## Data for processing
===
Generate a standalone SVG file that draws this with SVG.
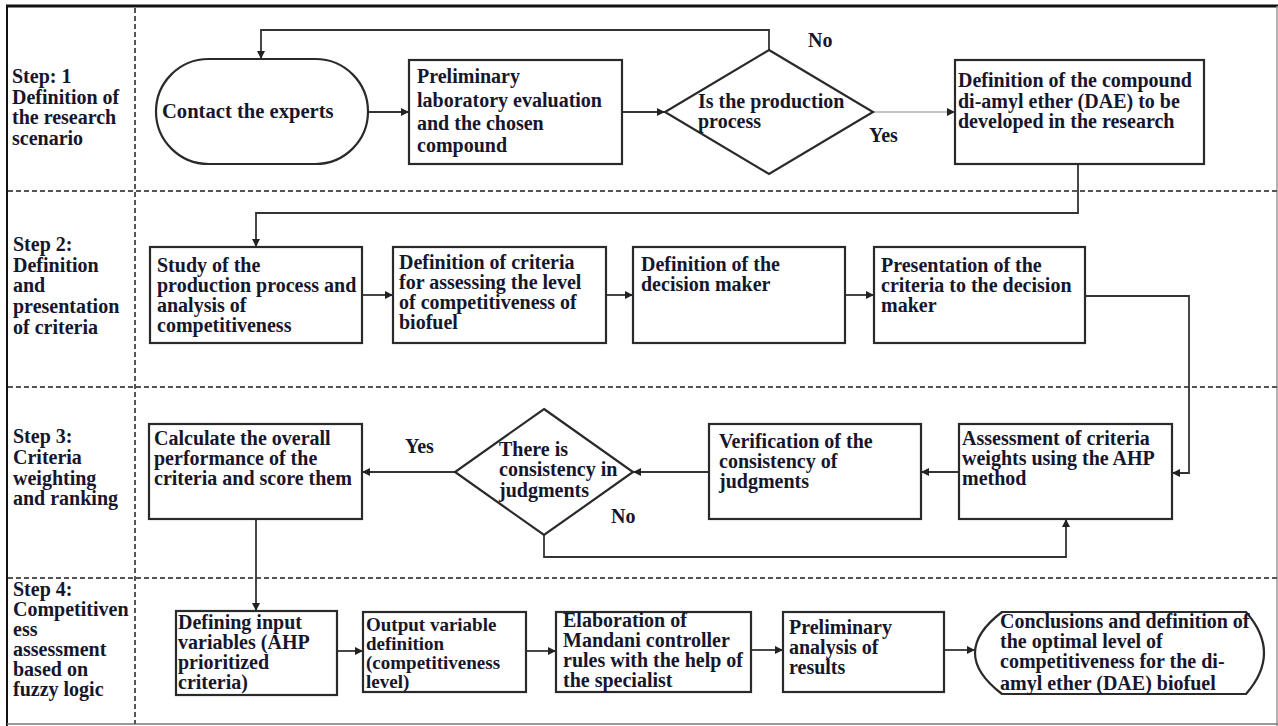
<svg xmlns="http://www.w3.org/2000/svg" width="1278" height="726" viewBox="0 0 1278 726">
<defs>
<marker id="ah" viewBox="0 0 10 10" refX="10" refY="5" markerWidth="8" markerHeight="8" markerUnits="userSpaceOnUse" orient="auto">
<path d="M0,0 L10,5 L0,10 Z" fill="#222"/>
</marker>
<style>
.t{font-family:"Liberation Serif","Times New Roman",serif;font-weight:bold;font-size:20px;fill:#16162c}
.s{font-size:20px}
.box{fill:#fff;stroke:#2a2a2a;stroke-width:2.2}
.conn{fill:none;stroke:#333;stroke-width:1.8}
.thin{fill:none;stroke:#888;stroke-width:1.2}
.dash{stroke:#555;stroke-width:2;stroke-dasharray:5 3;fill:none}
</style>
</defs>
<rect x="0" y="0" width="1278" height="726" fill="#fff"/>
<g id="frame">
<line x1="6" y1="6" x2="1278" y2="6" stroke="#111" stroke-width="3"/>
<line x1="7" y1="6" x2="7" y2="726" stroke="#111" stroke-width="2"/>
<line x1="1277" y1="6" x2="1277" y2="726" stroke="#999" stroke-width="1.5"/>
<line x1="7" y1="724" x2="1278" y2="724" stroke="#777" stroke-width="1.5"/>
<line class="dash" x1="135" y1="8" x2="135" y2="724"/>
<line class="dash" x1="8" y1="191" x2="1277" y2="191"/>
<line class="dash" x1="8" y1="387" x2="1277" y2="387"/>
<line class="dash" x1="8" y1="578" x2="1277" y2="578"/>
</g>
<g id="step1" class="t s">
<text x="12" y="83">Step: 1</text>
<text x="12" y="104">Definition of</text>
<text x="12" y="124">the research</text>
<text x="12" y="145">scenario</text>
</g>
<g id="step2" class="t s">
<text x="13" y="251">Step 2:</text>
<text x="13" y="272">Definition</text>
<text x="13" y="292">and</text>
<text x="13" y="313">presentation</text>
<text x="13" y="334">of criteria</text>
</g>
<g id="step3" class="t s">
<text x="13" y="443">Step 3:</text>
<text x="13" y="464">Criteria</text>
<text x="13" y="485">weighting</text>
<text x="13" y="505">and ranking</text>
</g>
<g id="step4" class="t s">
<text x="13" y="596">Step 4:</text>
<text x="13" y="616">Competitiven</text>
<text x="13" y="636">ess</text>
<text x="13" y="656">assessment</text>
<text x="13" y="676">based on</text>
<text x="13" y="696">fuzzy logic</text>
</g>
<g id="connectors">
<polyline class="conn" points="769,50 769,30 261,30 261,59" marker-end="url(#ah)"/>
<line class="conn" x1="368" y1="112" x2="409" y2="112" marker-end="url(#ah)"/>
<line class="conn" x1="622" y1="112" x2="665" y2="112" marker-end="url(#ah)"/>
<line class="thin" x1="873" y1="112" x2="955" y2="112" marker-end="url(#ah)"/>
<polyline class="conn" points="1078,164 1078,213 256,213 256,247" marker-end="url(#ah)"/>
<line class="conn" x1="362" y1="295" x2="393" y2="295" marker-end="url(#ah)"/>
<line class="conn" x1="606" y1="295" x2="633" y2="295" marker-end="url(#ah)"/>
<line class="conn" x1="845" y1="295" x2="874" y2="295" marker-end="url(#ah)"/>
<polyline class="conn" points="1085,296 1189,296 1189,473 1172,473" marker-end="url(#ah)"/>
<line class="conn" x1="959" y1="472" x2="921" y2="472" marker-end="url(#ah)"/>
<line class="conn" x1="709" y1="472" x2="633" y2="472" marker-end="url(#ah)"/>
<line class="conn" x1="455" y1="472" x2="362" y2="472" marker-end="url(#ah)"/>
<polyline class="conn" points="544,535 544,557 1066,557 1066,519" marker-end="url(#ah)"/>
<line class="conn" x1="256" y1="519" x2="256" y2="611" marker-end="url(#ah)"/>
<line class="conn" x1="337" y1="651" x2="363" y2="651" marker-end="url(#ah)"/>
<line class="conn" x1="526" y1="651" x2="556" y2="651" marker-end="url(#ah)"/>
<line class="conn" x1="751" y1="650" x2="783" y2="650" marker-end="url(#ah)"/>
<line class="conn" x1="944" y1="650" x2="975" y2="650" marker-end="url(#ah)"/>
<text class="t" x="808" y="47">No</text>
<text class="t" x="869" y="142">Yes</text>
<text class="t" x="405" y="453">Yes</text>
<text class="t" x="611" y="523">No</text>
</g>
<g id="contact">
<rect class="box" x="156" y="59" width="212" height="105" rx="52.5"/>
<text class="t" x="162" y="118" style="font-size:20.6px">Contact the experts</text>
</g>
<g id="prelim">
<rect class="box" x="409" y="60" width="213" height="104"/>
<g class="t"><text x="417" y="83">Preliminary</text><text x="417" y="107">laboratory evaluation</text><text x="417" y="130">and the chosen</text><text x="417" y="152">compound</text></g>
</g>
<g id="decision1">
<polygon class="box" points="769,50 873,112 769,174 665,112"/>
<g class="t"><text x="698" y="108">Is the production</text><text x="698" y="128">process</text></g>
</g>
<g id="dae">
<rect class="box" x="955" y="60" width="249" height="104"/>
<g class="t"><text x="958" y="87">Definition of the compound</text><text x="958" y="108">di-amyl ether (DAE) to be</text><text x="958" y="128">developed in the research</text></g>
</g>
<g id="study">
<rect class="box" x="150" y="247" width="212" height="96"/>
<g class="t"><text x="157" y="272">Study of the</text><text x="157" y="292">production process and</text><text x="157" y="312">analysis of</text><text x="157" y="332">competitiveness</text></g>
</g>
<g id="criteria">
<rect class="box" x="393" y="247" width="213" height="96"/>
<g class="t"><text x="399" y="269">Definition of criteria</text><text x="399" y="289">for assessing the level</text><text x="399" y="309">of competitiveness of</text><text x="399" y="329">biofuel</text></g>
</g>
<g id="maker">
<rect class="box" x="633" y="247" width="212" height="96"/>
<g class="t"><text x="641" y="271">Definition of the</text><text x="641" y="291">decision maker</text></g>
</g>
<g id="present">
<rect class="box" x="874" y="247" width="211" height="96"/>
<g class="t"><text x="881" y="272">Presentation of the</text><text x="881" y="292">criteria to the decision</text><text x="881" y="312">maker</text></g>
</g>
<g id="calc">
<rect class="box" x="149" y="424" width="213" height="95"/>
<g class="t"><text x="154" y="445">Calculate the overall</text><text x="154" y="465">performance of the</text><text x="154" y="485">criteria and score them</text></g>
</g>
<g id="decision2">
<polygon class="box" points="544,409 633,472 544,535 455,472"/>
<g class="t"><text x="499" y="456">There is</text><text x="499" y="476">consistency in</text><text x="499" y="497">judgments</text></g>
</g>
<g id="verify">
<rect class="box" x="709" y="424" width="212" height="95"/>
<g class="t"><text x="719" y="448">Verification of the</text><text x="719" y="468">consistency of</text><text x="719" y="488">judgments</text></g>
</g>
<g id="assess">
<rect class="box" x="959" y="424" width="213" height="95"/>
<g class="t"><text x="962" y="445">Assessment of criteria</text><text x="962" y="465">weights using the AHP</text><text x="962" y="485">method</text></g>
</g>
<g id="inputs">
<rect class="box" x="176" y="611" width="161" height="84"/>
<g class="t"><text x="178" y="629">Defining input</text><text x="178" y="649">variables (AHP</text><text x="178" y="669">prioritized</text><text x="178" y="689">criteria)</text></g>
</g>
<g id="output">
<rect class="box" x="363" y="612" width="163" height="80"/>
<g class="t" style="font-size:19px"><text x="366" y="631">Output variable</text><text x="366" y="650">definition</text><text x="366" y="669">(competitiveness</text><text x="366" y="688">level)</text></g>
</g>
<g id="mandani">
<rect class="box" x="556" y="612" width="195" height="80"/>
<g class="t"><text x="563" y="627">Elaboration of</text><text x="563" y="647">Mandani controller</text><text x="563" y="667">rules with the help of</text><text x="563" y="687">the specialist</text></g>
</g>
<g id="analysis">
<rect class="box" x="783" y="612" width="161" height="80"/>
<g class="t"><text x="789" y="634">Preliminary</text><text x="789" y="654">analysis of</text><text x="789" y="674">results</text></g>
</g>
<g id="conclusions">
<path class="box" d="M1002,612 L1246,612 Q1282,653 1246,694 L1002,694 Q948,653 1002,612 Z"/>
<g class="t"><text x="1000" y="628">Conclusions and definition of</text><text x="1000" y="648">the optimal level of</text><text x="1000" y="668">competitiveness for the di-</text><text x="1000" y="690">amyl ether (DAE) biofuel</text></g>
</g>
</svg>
===
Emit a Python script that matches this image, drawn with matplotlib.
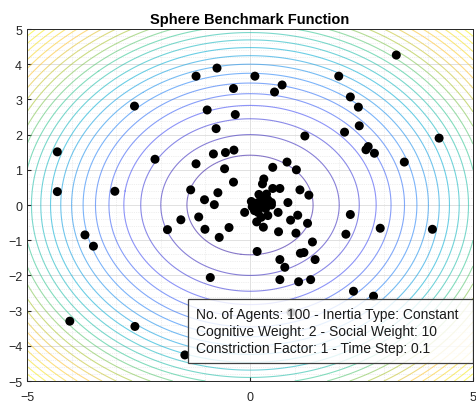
===
## Exercise description
Read through the data and copy every line where "that" shows up.

## Full answer
Generate a standalone SVG file that draws this with SVG.
Emit a Python script that matches this image, drawn with matplotlib.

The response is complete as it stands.